Suddenly attacked by the islanders, Arscott fired his musket and they fled, having wounded both Shaw and Carter. With Arscott's first aid they were able to struggle to the boat.

On the beach, they discovered that the ships had been driven off by strong winds, and that Captain Hill and the boat crew had been slaughtered - the islanders were dragging their bodies towards some large fires. The three survivors took to the boat, hoping to be picked up by the ships offshore, but when no sails were sighted the following day, they decided to make for Timor.

After several days, starved and dehydrated, they reached an island where the natives ran to the shore and greeted them with exclamations of 'Bligh! Bligh!'. For seven months Arscott and Shaw were feted there (Carter died of fever after four months), under the annual trading vessel from the Dutch trading post at Banda arrived on 12 March 1794.

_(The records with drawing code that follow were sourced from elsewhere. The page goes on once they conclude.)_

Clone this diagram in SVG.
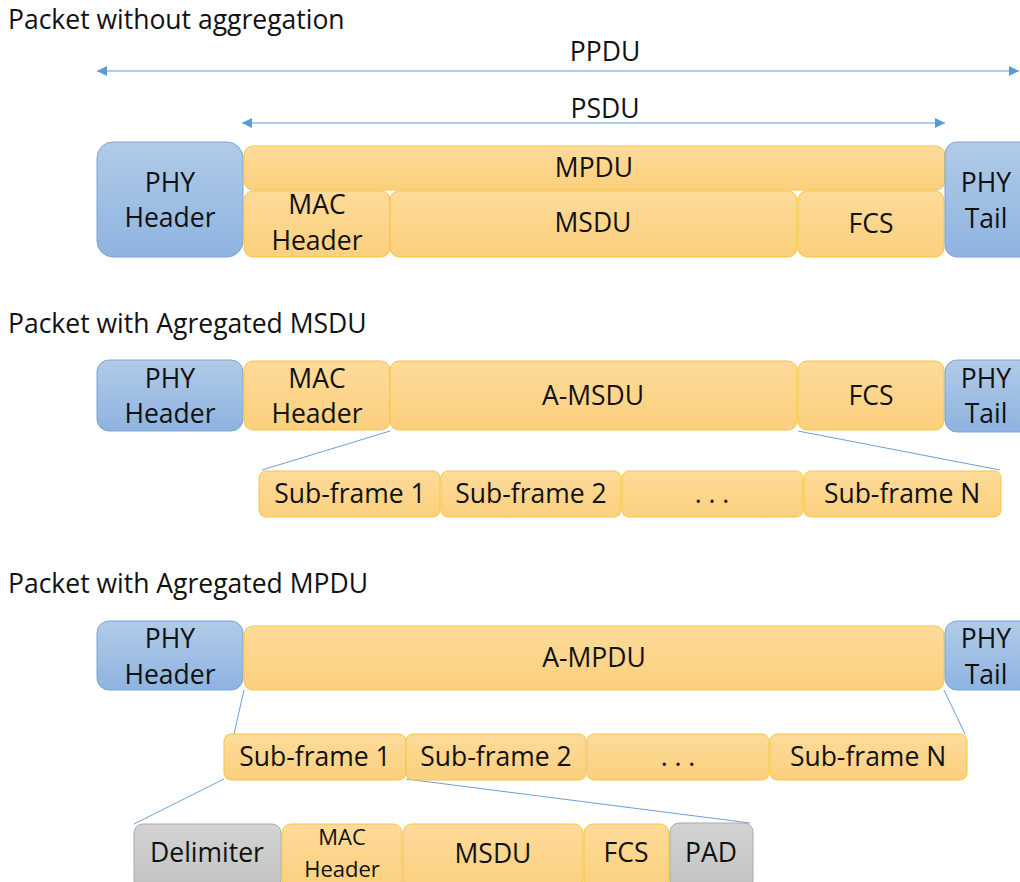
<svg xmlns="http://www.w3.org/2000/svg" width="1020" height="882" viewBox="0 0 1020 882">
<defs>
<linearGradient id="gOr" x1="0" y1="0" x2="0" y2="1"><stop offset="0" stop-color="#fedb9a"/><stop offset="1" stop-color="#fbd07d"/></linearGradient>
<linearGradient id="gBl" x1="0" y1="0" x2="0" y2="1"><stop offset="0" stop-color="#b1cbe8"/><stop offset="1" stop-color="#8eb3e0"/></linearGradient>
<linearGradient id="gGr" x1="0" y1="0" x2="0" y2="1"><stop offset="0" stop-color="#d3d3d3"/><stop offset="1" stop-color="#c2c2c2"/></linearGradient>
<marker id="ah" viewBox="0 0 10 10" refX="10" refY="5" markerWidth="10" markerHeight="10" markerUnits="userSpaceOnUse" orient="auto-start-reverse"><path d="M0,0 L10,5 L0,10 z" fill="#5b9bd5"/></marker>
<style>
text{font-family:"Open Sans","Liberation Sans",sans-serif;font-size:26.5px;fill:#111;}
.t{text-anchor:middle;}
.h{font-size:26.5px;}
.or{fill:url(#gOr);stroke:#f4c544;stroke-width:1;}
.bl{fill:url(#gBl);stroke:#7ea3d2;stroke-width:1;}
.gr{fill:url(#gGr);stroke:#a9a9a9;stroke-width:1;}
.ln{stroke:#6d9fd2;stroke-width:1;fill:none;}
.ar{stroke:#5b9bd5;stroke-width:1.2;fill:none;marker-start:url(#ah);marker-end:url(#ah);}
.sm{font-size:22px;}
</style>
</defs>
<rect width="1020" height="882" fill="#fff"/>
<text x="8" y="29" class="h">Packet without aggregation</text>
<text x="8" y="333" class="h">Packet with Agregated MSDU</text>
<text x="8" y="593" class="h">Packet with Agregated MPDU</text>

<g id="connectors">
<line class="ar" x1="97" y1="71" x2="1019" y2="71"/>
<line class="ar" x1="242" y1="123" x2="945" y2="123"/>
<line class="ln" x1="390" y1="431" x2="262" y2="470"/>
<line class="ln" x1="798" y1="431" x2="1000" y2="470"/>
<line class="ln" x1="244" y1="690" x2="234" y2="734"/>
<line class="ln" x1="944" y1="690" x2="965" y2="734"/>
<line class="ln" x1="224" y1="779" x2="134" y2="824"/>
<line class="ln" x1="406" y1="779" x2="750" y2="823"/>
</g>
<text x="605" y="61" class="t">PPDU</text>
<text x="605" y="118" class="t">PSDU</text>

<g id="s1-phy-header"><rect class="bl" x="97" y="142" width="146" height="115" rx="16"/><text x="170" y="192" class="t">PHY</text><text x="170" y="227" class="t">Header</text></g>
<g id="s1-mpdu"><rect class="or" x="244" y="146" width="701" height="44" rx="9"/><text x="594" y="177" class="t">MPDU</text></g>
<g id="s1-mac-header"><rect class="or" x="244" y="191" width="146" height="66" rx="9"/><text x="317" y="214" class="t">MAC</text><text x="317" y="250" class="t">Header</text></g>
<g id="s1-msdu"><rect class="or" x="390" y="191" width="407" height="66" rx="9"/><text x="593" y="232" class="t">MSDU</text></g>
<g id="s1-fcs"><rect class="or" x="798" y="191" width="146" height="66" rx="9"/><text x="871" y="233" class="t">FCS</text></g>
<g id="s1-phy-tail"><rect class="bl" x="945" y="142" width="90" height="115" rx="12"/><text x="986" y="192" class="t">PHY</text><text x="986" y="228" class="t">Tail</text></g>

<g id="s2-phy-header"><rect class="bl" x="97" y="360" width="146" height="71" rx="12"/><text x="170" y="388" class="t">PHY</text><text x="170" y="423" class="t">Header</text></g>
<g id="s2-mac-header"><rect class="or" x="244" y="361" width="146" height="69" rx="9"/><text x="317" y="388" class="t">MAC</text><text x="317" y="423" class="t">Header</text></g>
<g id="s2-amsdu"><rect class="or" x="390" y="361" width="407" height="69" rx="9"/><text x="593" y="405" class="t">A-MSDU</text></g>
<g id="s2-fcs"><rect class="or" x="798" y="361" width="146" height="69" rx="9"/><text x="871" y="405" class="t">FCS</text></g>
<g id="s2-phy-tail"><rect class="bl" x="945" y="360" width="90" height="72" rx="12"/><text x="986" y="388" class="t">PHY</text><text x="986" y="423" class="t">Tail</text></g>

<g id="s2-sf1"><rect class="or" x="259" y="471" width="181" height="46" rx="7"/><text x="350" y="503" class="t">Sub-frame 1</text></g>
<g id="s2-sf2"><rect class="or" x="441" y="471" width="180" height="46" rx="7"/><text x="531" y="503" class="t">Sub-frame 2</text></g>
<g id="s2-dots"><rect class="or" x="622" y="471" width="181" height="46" rx="7"/><text x="712" y="503" class="t">. . .</text></g>
<g id="s2-sfn"><rect class="or" x="804" y="471" width="197" height="46" rx="7"/><text x="902" y="503" class="t">Sub-frame N</text></g>

<g id="s3-phy-header"><rect class="bl" x="97" y="621" width="146" height="69" rx="12"/><text x="170" y="648" class="t">PHY</text><text x="170" y="684" class="t">Header</text></g>
<g id="s3-ampdu"><rect class="or" x="244" y="626" width="700" height="64" rx="9"/><text x="594" y="667" class="t">A-MPDU</text></g>
<g id="s3-phy-tail"><rect class="bl" x="945" y="621" width="90" height="69" rx="12"/><text x="986" y="648" class="t">PHY</text><text x="986" y="684" class="t">Tail</text></g>

<g id="s3-sf1"><rect class="or" x="224" y="734" width="182" height="46" rx="7"/><text x="315" y="766" class="t">Sub-frame 1</text></g>
<g id="s3-sf2"><rect class="or" x="406" y="734" width="180" height="46" rx="7"/><text x="496" y="766" class="t">Sub-frame 2</text></g>
<g id="s3-dots"><rect class="or" x="587" y="734" width="182" height="46" rx="7"/><text x="678" y="766" class="t">. . .</text></g>
<g id="s3-sfn"><rect class="or" x="770" y="734" width="197" height="46" rx="7"/><text x="868" y="766" class="t">Sub-frame N</text></g>

<g id="s3-delimiter"><rect class="gr" x="134" y="824" width="147" height="66" rx="9"/><text x="207" y="862" class="t">Delimiter</text></g>
<g id="s3-mac-header"><rect class="or" x="282" y="824" width="120" height="66" rx="9"/><text x="342" y="845" class="t sm">MAC</text><text x="342" y="877" class="t sm">Header</text></g>
<g id="s3-msdu"><rect class="or" x="403" y="824" width="180" height="66" rx="9"/><text x="493" y="863" class="t">MSDU</text></g>
<g id="s3-fcs"><rect class="or" x="584" y="824" width="85" height="66" rx="9"/><text x="626" y="862" class="t">FCS</text></g>
<g id="s3-pad"><rect class="gr" x="670" y="823" width="83" height="67" rx="9"/><text x="711" y="862" class="t">PAD</text></g>
</svg>
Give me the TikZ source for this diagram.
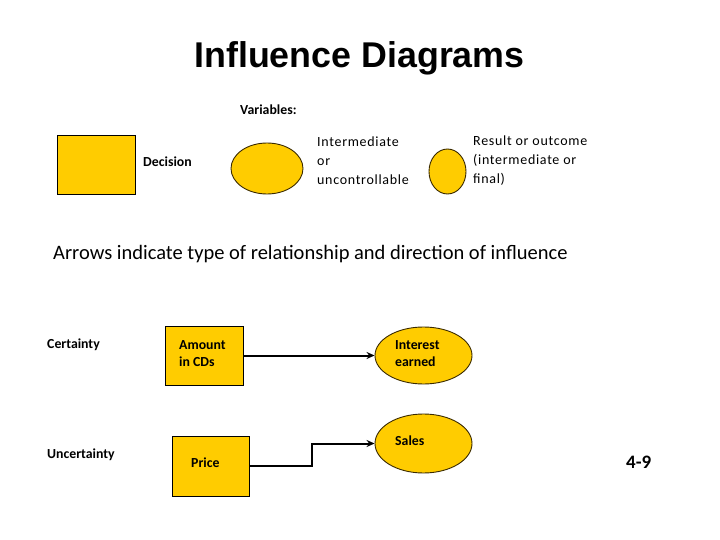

On their arrival at Batavia on 10 October they learned that the ships had reached Batavia safely, but that Arscotts wife had died on the voyage of a 'spotted fever' brought on by drinking and shock at the presumed fate of her husband. The ships, it turned out, had been driven off the island by heavy winds, and it had been three days before they could work back. A scouting party had then found the remains of some clothes, a lantern and a tinder box. The clothes were torn into rags. At a fire they found hands, so charred and disfigured that it could only be presumed that they belonged to their missing companions.